***** Records provided
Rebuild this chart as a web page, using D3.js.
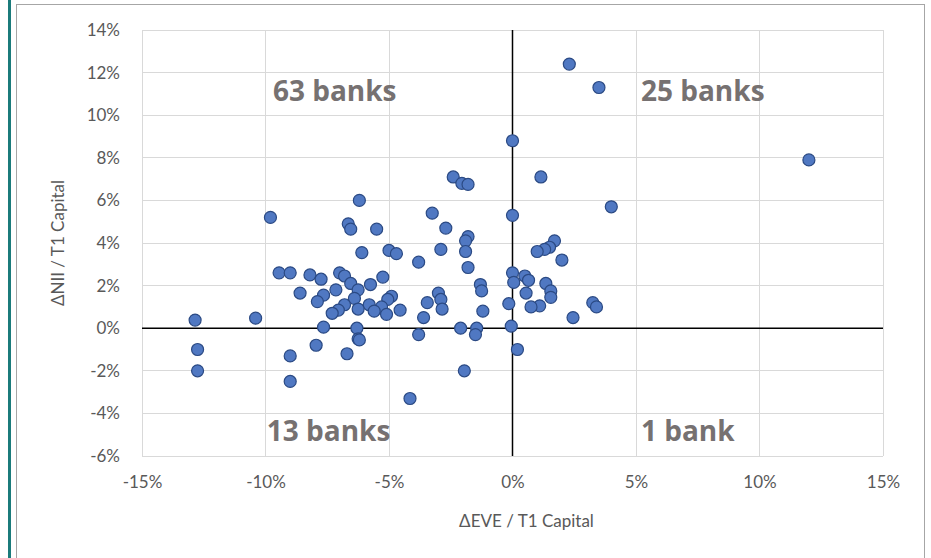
<!DOCTYPE html>
<html><head><meta charset="utf-8">
<script src="https://cdn.jsdelivr.net/npm/d3@7"></script>
<style>body{margin:0;background:#fff;}svg{display:block;}</style>
</head><body>
<svg id="c" width="931" height="558"></svg>
<script>
const xTicks = [-0.15,-0.10,-0.05,0,0.05,0.10,0.15];
const yTicks = [-0.06,-0.04,-0.02,0,0.02,0.04,0.06,0.08,0.10,0.12,0.14];
const eve = [2.3,3.5,0.0,12.0,1.15,-2.4,-2.05,-1.8,-6.2,4.0,-9.8,-3.25,0.0,-6.65,-6.55,-5.5,-2.7,-1.8,-1.9,1.7,1.5,1.3,1.0,-6.1,-5.0,-4.7,-2.9,-1.9,2.0,-3.8,-1.8,-9.45,-9.0,-8.2,-7.0,-6.8,0.0,-7.75,0.5,0.65,-6.55,-5.75,-5.25,-1.3,0.05,1.35,-8.6,-7.65,-7.15,-6.25,-4.9,-3.0,-2.9,-1.25,0.55,1.55,1.55,-7.9,-6.4,-5.05,-0.15,-3.45,-6.8,-5.8,-5.3,1.1,3.25,3.4,-7.05,-6.25,-5.6,-4.55,-2.85,-1.2,-7.3,-5.1,0.75,2.45,-12.85,-10.4,-3.6,-7.65,-6.3,-2.1,-1.45,-0.05,-3.8,-1.5,-6.25,-6.2,-7.95,-12.75,0.2,-6.7,-9.0,-12.75,-1.95,-9.0,-4.15];
const nii = [12.4,11.3,8.8,7.9,7.1,7.1,6.8,6.75,6.0,5.7,5.2,5.4,5.3,4.9,4.65,4.65,4.7,4.3,4.1,4.1,3.8,3.7,3.6,3.55,3.65,3.5,3.7,3.6,3.2,3.1,2.85,2.6,2.6,2.5,2.6,2.45,2.6,2.3,2.45,2.25,2.1,2.05,2.4,2.05,2.15,2.1,1.65,1.55,1.8,1.8,1.5,1.65,1.35,1.75,1.65,1.75,1.45,1.25,1.4,1.35,1.15,1.2,1.1,1.1,1.0,1.05,1.2,1.0,0.85,0.9,0.8,0.85,0.9,0.8,0.7,0.65,1.0,0.5,0.38,0.47,0.5,0.05,0.0,0.0,0.0,0.1,-0.3,-0.3,-0.5,-0.55,-0.8,-1.0,-1.0,-1.2,-1.3,-2.0,-2.0,-2.5,-3.3];
const quadLabels = ["63 banks","25 banks","13 banks","1 bank"];
const quadPos = [[-0.097,0.110],[0.052,0.110],[-0.0995,-0.0495],[0.052,-0.0495]];
const xTitle = "ΔEVE / T1 Capital";
const yTitle = "ΔNII / T1 Capital";

const svg = d3.select("#c");
const FONT = "Lato, 'Open Sans', sans-serif";
svg.append("rect").attr("x",8).attr("y",0).attr("width",3).attr("height",558).attr("fill","#1b7b7b");
svg.append("rect").attr("x",16.5).attr("y",4.5).attr("width",908).attr("height",560).attr("fill","#fff").attr("stroke","#a6a6a6");

const x = d3.scaleLinear().domain([-0.15,0.15]).range([142,883]);
const y = d3.scaleLinear().domain([-0.06,0.14]).range([456,30]);
const fmt = d => d3.format(".0%")(d).replace("\u2212","-");
const g = svg.append("g");
g.selectAll(".gx").data(xTicks).join("line").attr("x1",d=>x(d)).attr("x2",d=>x(d)).attr("y1",y(0.14)).attr("y2",y(-0.06)).attr("stroke","#d9d9d9").attr("stroke-width",1).attr("shape-rendering","crispEdges");
g.selectAll(".gy").data(yTicks).join("line").attr("y1",d=>y(d)).attr("y2",d=>y(d)).attr("x1",x(-0.15)).attr("x2",x(0.15)).attr("stroke","#d9d9d9").attr("stroke-width",1).attr("shape-rendering","crispEdges");
const ax = svg.append("g").attr("transform",`translate(0,${y(-0.06)})`).call(d3.axisBottom(x).tickValues(xTicks).tickFormat(fmt).tickSize(0).tickPadding(20));
const ay = svg.append("g").attr("transform",`translate(${x(-0.15)},0)`).call(d3.axisLeft(y).tickValues(yTicks).tickFormat(fmt).tickSize(0).tickPadding(22));
[ax,ay].forEach(a=>{a.select(".domain").remove();a.selectAll("text").attr("fill","#595959").style("font-family",FONT).style("font-size","17px");});
svg.append("line").attr("x1",x(-0.15)).attr("x2",x(0.15)).attr("y1",y(0)).attr("y2",y(0)).attr("stroke","#000").attr("stroke-width",1.5);
svg.append("line").attr("x1",x(0)).attr("x2",x(0)).attr("y1",y(0.14)).attr("y2",y(-0.06)).attr("stroke","#000").attr("stroke-width",1.5);
svg.selectAll(".ql").data(quadLabels).join("text").attr("x",(d,i)=>x(quadPos[i][0])).attr("y",(d,i)=>y(quadPos[i][1])).text(d=>d)
  .attr("fill","#767171").style("font-family","'Open Sans', Lato, sans-serif").style("font-weight","bold").style("font-size","28px").attr("dominant-baseline","middle");
const pts = eve.map((e,i)=>({x:e/100,y:nii[i]/100}));
svg.selectAll(".pt").data(pts).join("circle").attr("cx",d=>x(d.x)).attr("cy",d=>y(d.y)).attr("r",6)
  .attr("fill","#5078c2").attr("stroke","#2b4a84").attr("stroke-width",1.2);
svg.append("text").attr("x",x(0)+14).attr("y",527).attr("text-anchor","middle").text(xTitle).attr("fill","#595959").style("font-family",FONT).style("font-size","17px");
svg.append("text").attr("transform",`translate(64,${y(0.04)}) rotate(-90)`).attr("text-anchor","middle").text(yTitle).attr("fill","#595959").style("font-family",FONT).style("font-size","17px");
</script>
</body></html>
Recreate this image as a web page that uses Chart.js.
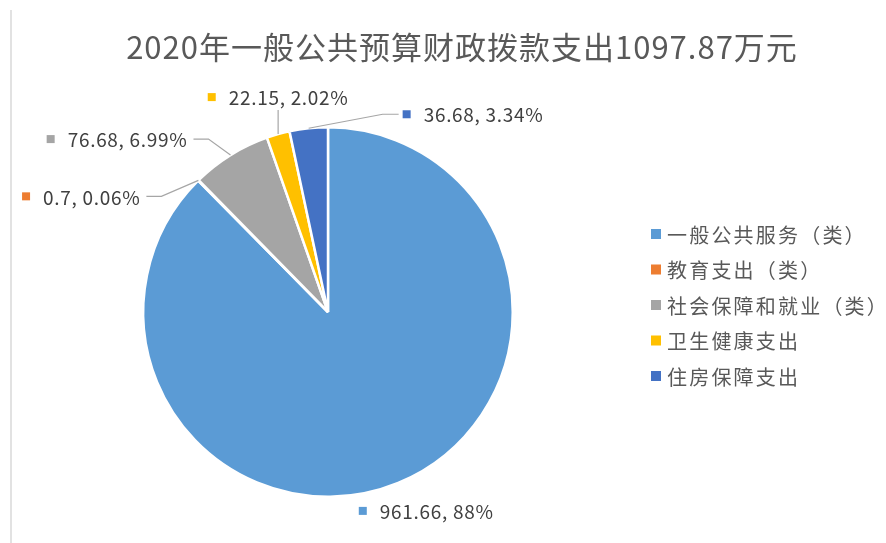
<!DOCTYPE html>
<html>
<head>
<meta charset="utf-8">
<script src="https://cdn.jsdelivr.net/npm/chart.js@4.4.1/dist/chart.umd.min.js"></script>
<style>
  html, body { margin: 0; padding: 0; background: #fff; }
  #wrap { width: 886px; height: 543px; }
</style>
</head>
<body>
<div id="wrap"><canvas id="pieChart" width="886" height="543"></canvas></div>
<script>
const titleText = "2020年一般公共预算财政拨款支出1097.87万元";
const categories = ["一般公共服务（类）", "教育支出（类）", "社会保障和就业（类）", "卫生健康支出", "住房保障支出"];
const amounts = [961.66, 0.7, 76.68, 22.15, 36.68];
const pctLabels = ["88%", "0.06%", "6.99%", "2.02%", "3.34%"];
const colors = ["#5B9BD5", "#ED7D31", "#A5A5A5", "#FFC000", "#4472C4"];

const FONT = "'Noto Sans CJK SC', 'Noto Sans', sans-serif";

// where each data label sits, relative to the outer edge of its slice
const labelPlace = [
  { dx: 28, dy: 28, align: "center", leader: false },
  { dx: -52, dy: 16, align: "right", leader: true, elbow: 15 },
  { dx: -37, dy: -16, align: "right", leader: true, elbow: 15 },
  { dx: 0, dy: -24, align: "above", leader: true },
  { dx: 90, dy: -14, align: "left", leader: true, elbow: -16 }
];

const extras = {
  id: "extras",
  afterDraw(chart) {
    const ctx = chart.ctx;
    ctx.save();

    // faint frame edge on the left
    ctx.strokeStyle = "#d9d9d9";
    ctx.lineWidth = 1.5;
    ctx.beginPath();
    ctx.moveTo(11, 10);
    ctx.lineTo(11, 543);
    ctx.stroke();

    // title
    ctx.fillStyle = "#595959";
    ctx.font = "31px " + FONT;
    ctx.letterSpacing = "1px";
    ctx.textAlign = "center";
    ctx.textBaseline = "middle";
    ctx.fillText(titleText, 462, 47);

    // legend
    ctx.font = "20px " + FONT;
    ctx.letterSpacing = "2.2px";
    ctx.textAlign = "left";
    categories.forEach((c, i) => {
      const y = 234 + i * 35.5;
      ctx.fillStyle = colors[i];
      ctx.fillRect(651, y - 5, 10, 10);
      ctx.fillStyle = "#595959";
      ctx.fillText(c, 667, y + 1);
    });

    // data labels
    const arcs = chart.getDatasetMeta(0).data;
    ctx.font = "19px " + FONT;
    ctx.letterSpacing = "0.7px";
    arcs.forEach((arc, i) => {
      const mid = (arc.startAngle + arc.endAngle) / 2;
      const ex = arc.x + Math.cos(mid) * arc.outerRadius;
      const ey = arc.y + Math.sin(mid) * arc.outerRadius;
      const p = labelPlace[i];
      const ax = ex + p.dx, ay = ey + p.dy;
      const txt = amounts[i] + ", " + pctLabels[i];
      const tw = ctx.measureText(txt).width;
      const full = 8 + 13 + tw;

      if (p.leader) {
        ctx.strokeStyle = "#A6A6A6";
        ctx.lineWidth = 1.2;
        ctx.beginPath();
        ctx.moveTo(ex, ey);
        if (p.elbow) ctx.lineTo(ax + p.elbow, ay);
        ctx.lineTo(ax, ay);
        ctx.stroke();
      }

      let left, cy;
      if (p.align === "right") { left = ax - 6 - full; cy = ay; }
      else if (p.align === "left") { left = ax + 4; cy = ay; }
      else if (p.align === "above") { left = ax - full / 2; cy = ay - 13; }
      else { left = ax - full / 2; cy = ay; }

      ctx.fillStyle = colors[i];
      ctx.fillRect(left, cy - 4, 8, 8);
      ctx.fillStyle = "#404040";
      ctx.textAlign = "left";
      ctx.fillText(txt, left + 21, cy + 1);
    });

    ctx.restore();
  }
};

new Chart(document.getElementById("pieChart"), {
  type: "pie",
  data: {
    labels: categories,
    datasets: [{
      data: amounts,
      backgroundColor: colors,
      borderColor: "#ffffff",
      borderWidth: 2.5
    }]
  },
  options: {
    responsive: false,
    animation: false,
    layout: { padding: { top: 126, bottom: 45, left: 142, right: 372 } },
    plugins: {
      legend: { display: false },
      title: { display: false },
      tooltip: { enabled: false }
    }
  },
  plugins: [extras]
});
</script>
</body>
</html>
**********
◆ **Aim**
Both the line with "Recreate this image" and the line with "CJK SC', 'Noto" belong in the copy, along with every line between them; set them down exactly and skip the pictures.

◆ **Task solution**
Recreate this image as a web page that uses Chart.js.
<!DOCTYPE html>
<html>
<head>
<meta charset="utf-8">
<script src="https://cdn.jsdelivr.net/npm/chart.js@4.4.1/dist/chart.umd.min.js"></script>
<style>
  html, body { margin: 0; padding: 0; background: #fff; }
  #wrap { width: 886px; height: 543px; }
</style>
</head>
<body>
<div id="wrap"><canvas id="pieChart" width="886" height="543"></canvas></div>
<script>
const titleText = "2020年一般公共预算财政拨款支出1097.87万元";
const categories = ["一般公共服务（类）", "教育支出（类）", "社会保障和就业（类）", "卫生健康支出", "住房保障支出"];
const amounts = [961.66, 0.7, 76.68, 22.15, 36.68];
const pctLabels = ["88%", "0.06%", "6.99%", "2.02%", "3.34%"];
const colors = ["#5B9BD5", "#ED7D31", "#A5A5A5", "#FFC000", "#4472C4"];

const FONT = "'Noto Sans CJK SC', 'Noto Sans', sans-serif";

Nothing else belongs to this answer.